Marketing Isn’t an Expense - It’s Enterprise Value
By Brian Cassidy, Business Broker
Entrepreneurs often view marketing as something you invest in when growth slows and pull back on when business is strong. It’s commonly treated as discretionary, a lever to adjust depending on the season. But from a business brokerage perspective, marketing maturity is far more than a growth tool. It is a core driver of enterprise value.
Marketing Drives Business Value
The latest Bosma on Business with Mike and Alli Villines, owner of Alli-Marie Marketing Agency and founder of She Means Business, a reality was underscored that many owners don’t fully appreciate until they consider selling their company: businesses that understand their audience, brand, and messaging are fundamentally more valuable than those that rely solely on relationships and hustle.
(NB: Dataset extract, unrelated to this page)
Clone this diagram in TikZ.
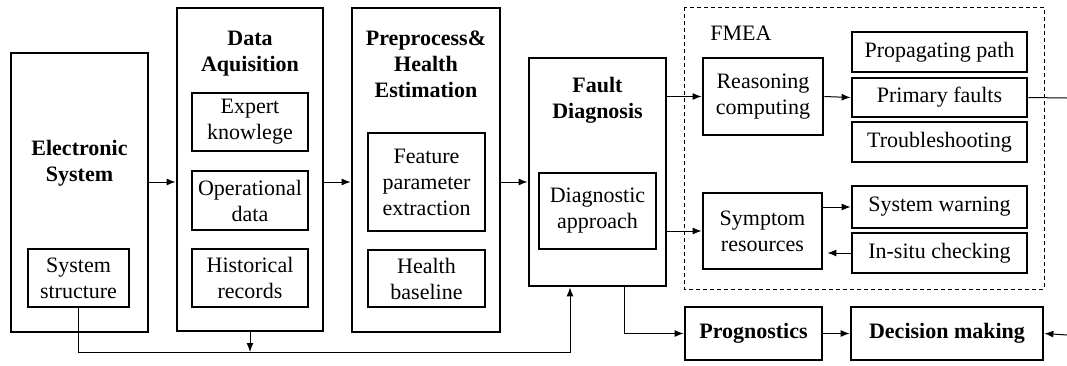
\documentclass[tikz,border=0pt]{standalone}
\usepackage{fontspec}
\setmainfont{Liberation Serif}
\usepackage{tikz}
\usetikzlibrary{arrows.meta}

\newcommand{\figfont}{\fontsize{11}{13}\selectfont}

\tikzset{
  outerbox/.style={draw, line width=1.4pt, inner sep=0pt},
  innerbox/.style={draw, line width=1.2pt, inner sep=0pt, align=center, font=\figfont},
  title/.style={font=\figfont\bfseries, align=center, inner sep=0pt},
  arr/.style={line width=0.5pt, -{Latex[length=4.5pt,width=3.5pt]}},
  wire/.style={line width=0.5pt},
}

\begin{document}
\begin{tikzpicture}[x=0.5pt, y=-0.5pt]
    \useasboundingbox (0,0) rectangle (1067,365);

    % Electronic system
    \node[outerbox, minimum width=68.5pt, minimum height=139.5pt] (es) at (79.5,192.5) {};
    \node[title] (estitle) at (79.5,163) {Electronic\\System};
    \node[innerbox, minimum width=50.5pt, minimum height=29pt] (ss) at (78.5,278) {System\\structure};

    % Data acquisition
    \node[outerbox, minimum width=73pt, minimum height=161.5pt] (da) at (250,169.5) {};
    \node[title] (datitle) at (250,54) {Data\\Aquisition};
    \node[innerbox, minimum width=58pt, minimum height=29pt] (ek) at (250,122) {Expert\\knowlege};
    \node[innerbox, minimum width=58pt, minimum height=29.5pt] (od) at (250,200.5) {Operational\\data};
    \node[innerbox, minimum width=58pt, minimum height=29pt] (hr) at (250,278) {Historical\\records};

    % Preprocess and health estimation
    \node[outerbox, minimum width=74pt, minimum height=162pt] (pp) at (426,170) {};
    \node[title] (pptitle) at (426,64) {Preprocess\&\\Health\\Estimation};
    \node[innerbox, minimum width=58.5pt, minimum height=49pt] (fp) at (426.5,182) {Feature\\parameter\\extraction};
    \node[innerbox, minimum width=58.5pt, minimum height=28.5pt] (hb) at (426.5,278.5) {Health\\baseline};

    % Fault diagnosis
    \node[outerbox, minimum width=68.5pt, minimum height=114pt] (fd) at (597.5,172) {};
    \node[title] (fdtitle) at (597.5,100) {Fault\\Diagnosis};
    \node[innerbox, minimum width=58.5pt, minimum height=38pt] (dap) at (597.5,211) {Diagnostic\\approach};

    % FMEA
    \draw[wire, dash pattern=on 2pt off 1.5pt] (684,7) rectangle (1044,289);
    \node[font=\figfont] (fmea) at (741,33) {FMEA};
    \node[innerbox, line width=1.4pt, minimum width=60pt, minimum height=38.5pt] (rc) at (763,96.5) {Reasoning\\computing};
    \node[innerbox, line width=1.4pt, minimum width=87.5pt, minimum height=20pt] (pg) at (939.5,52) {Propagating path};
    \node[innerbox, line width=1.4pt, minimum width=87.5pt, minimum height=19.5pt] (pf) at (939.5,97.5) {Primary faults};
    \node[innerbox, line width=1.4pt, minimum width=87.5pt, minimum height=20pt] (ts) at (939.5,142) {Troubleshooting};
    \node[innerbox, line width=1.4pt, minimum width=59.5pt, minimum height=38pt] (sr) at (762.5,231) {Symptom\\resources};
    \node[innerbox, line width=1.4pt, minimum width=87.5pt, minimum height=21pt] (sw) at (939.5,207) {System warning};
    \node[innerbox, line width=1.4pt, minimum width=87.5pt, minimum height=20pt] (ic) at (939.5,253) {In-situ checking};

    % Prognostics and decision
    \node[outerbox, minimum width=68.5pt, minimum height=26.5pt, font=\figfont\bfseries] (pr) at (753.5,333.5) {Prognostics};
    \node[outerbox, minimum width=96pt, minimum height=26.5pt, font=\figfont\bfseries] (dm) at (947,333.5) {Decision making};

    % Connections
    \coordinate (row) at (0,182);
    \coordinate (bus) at (0,352);
    \coordinate (outpf) at (1067,98);
    \coordinate (indm) at (1067,335);
    \draw[arr] (es.east |- row) -- (da.west |- row);
    \draw[arr] (da.east |- row) -- (pp.west |- row);
    \draw[arr] (pp.east |- row) -- (fd.west |- row);
    \draw[arr] (fd.east |- rc.west) -- (rc.west);
    \draw[arr] (fd.east |- sr.west) -- (sr.west);
    \draw[arr] (rc.east) -- (pf.west);
    \draw[wire] (pf.east) -- (outpf);
    \draw[arr] (sr.east |- sw.west) -- (sw.west);
    \draw[arr] (ic.west) -- ([xshift=2pt]sr.east |- ic.west);
    \draw[arr] ([xshift=13.25pt]fd.south) |- (pr.west);
    \draw[arr] (pr) -- (dm);
    \draw[arr] (indm) -- (dm.east);
    \draw[arr] (ss.south) |- ([xshift=-13.75pt]fd.south |- bus) -- ([xshift=-13.75pt]fd.south);
    \draw[arr] (da.south) -- (da.south |- bus);
\end{tikzpicture}
\end{document}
Predictability Over Personal Reliance
When buyers evaluate a company, they are not just looking at historical revenue. They are assessing whether that revenue is sustainable and transferable. A business with a defined target market, consistent branding, and multiple channels for acquiring customers signals predictability. It shows that the company can continue to perform even after ownership changes hands. Predictability reduces perceived risk and reduced risk commands higher multiples.
By contrast, when customer acquisition depends heavily on the owner’s personal relationships, reputation, or presence, buyers see uncertainty. If the owner is the brand, the sales team, and the marketing engine all at once, the business becomes difficult to transfer. Two companies with identical revenue can sell for dramatically different prices simply because one is system-driven and the other is owner-dependent.
Preparing for Exit
This distinction becomes especially important for entrepreneurs who plan to exit within the next three to five years. Scaling a business efficiently through systems, documented processes, and measurable marketing performance, makes the company easier for a buyer to step into. Buyers look closely at customer concentration, repeat business rates, online presence, reviews, and the cost of acquiring new customers. They want to know that growth will continue without requiring the same personality or relationships that built the business in the first place.
Defining Success vs. Market Value
Another important theme from the conversation was the idea of defining success. For many entrepreneurs, success may mean flexibility, impact, or lifestyle rather than maximum growth. There is nothing wrong with that perspective, but it is important to recognize that the market defines value differently. Buyers value businesses that can operate independently of the founder and produce consistent, measurable results. Aligning your definition of success with what the market rewards can significantly affect your outcome when it comes time to sell.
Marketing as Infrastructure
Ultimately, marketing should be viewed not as promotion, but as infrastructure. It is the framework that makes revenue repeatable and transferable. A well-positioned brand, a clearly understood audience, and documented customer acquisition processes transform a business from something the owner runs into something that can stand on its own.
When buyers assess a company, they are not asking whether it can generate customers today. They are asking whether it will continue generating customers after the owner steps away. The answer to that question often determines the difference between an average sale and a premium one.
The Takeaway for Business Owners
For business owners thinking about their long-term plans, the takeaway is straightforward: build a business that markets itself, not just one that depends on you. When the time comes to exit, that preparation can translate directly into value.